Coinciding with the centennial anniversary celebration in 2008, a new UP charter was enacted into law on April 28, 2008. Republic Act 9500, also known as the University of the Philippines Charter of 2008, declared UP as the national university, “a public and secular institution of higher learning and a community of scholars dedicated to the search for truth and knowledge as well as the development of future leaders.”
UPD is also the site of the country’s National Science Complex. Notable academic and research units of UPD centered at the Complex include MSI, the National Institute of Geological Sciences (NIGS), the National Institute of Physics (NIP), and the National Institute of Molecular Biology and Biotechnology (NIMBB), all pioneers of scientific research and development in the Philippines.

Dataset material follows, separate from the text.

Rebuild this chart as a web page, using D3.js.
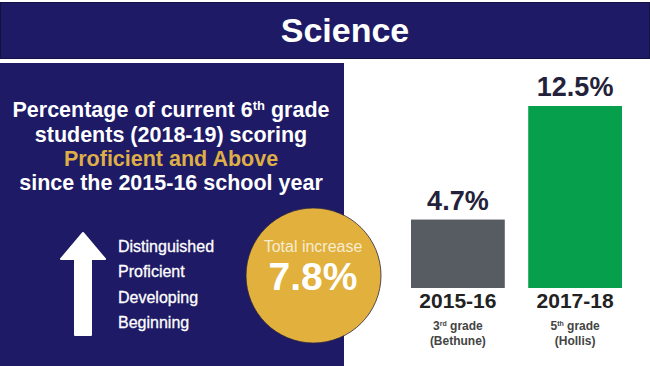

The university also represents UPS in the University Athletic Association of the Philippines. Its athletic teams, collectively called the Fighting Maroons, compete in various athletic competitions, perennially landing in the top three. On the other hand, its cheerdance group, the UP Varsity Pep Squad, represents the university in the annual UAAP Cheerdance Competition and also represented the country in various international cheerleading competitions earning top honors in many occasions.
Today, UPD is gearing itself to be a global university at par with the region and the world’s premier learning institutions. This has become more urgent and compelling given the passing of the new UP Charter, the K-to-12 curriculum, global and regional trends and the impending ASEAN Economic Cooperation 2015 (AEC 2015).
The AEC 2015 envisions its 10 member countries to be: (a) a single market and production base, (b) a highly competitive economic region, (c) a region of equitable economic development, and (d) a region fully integrated into the global economy.
To address the need to internationalize and maximize the opportunities offered by ASEAN integration and global educational partnerships, UPD, together will all the constituent universities of UPS, will shift its academic calendar from June to August, starting Academic Year 2014-2015. This move is historic as UPD will be among the first universities to implement the academic calendar shift.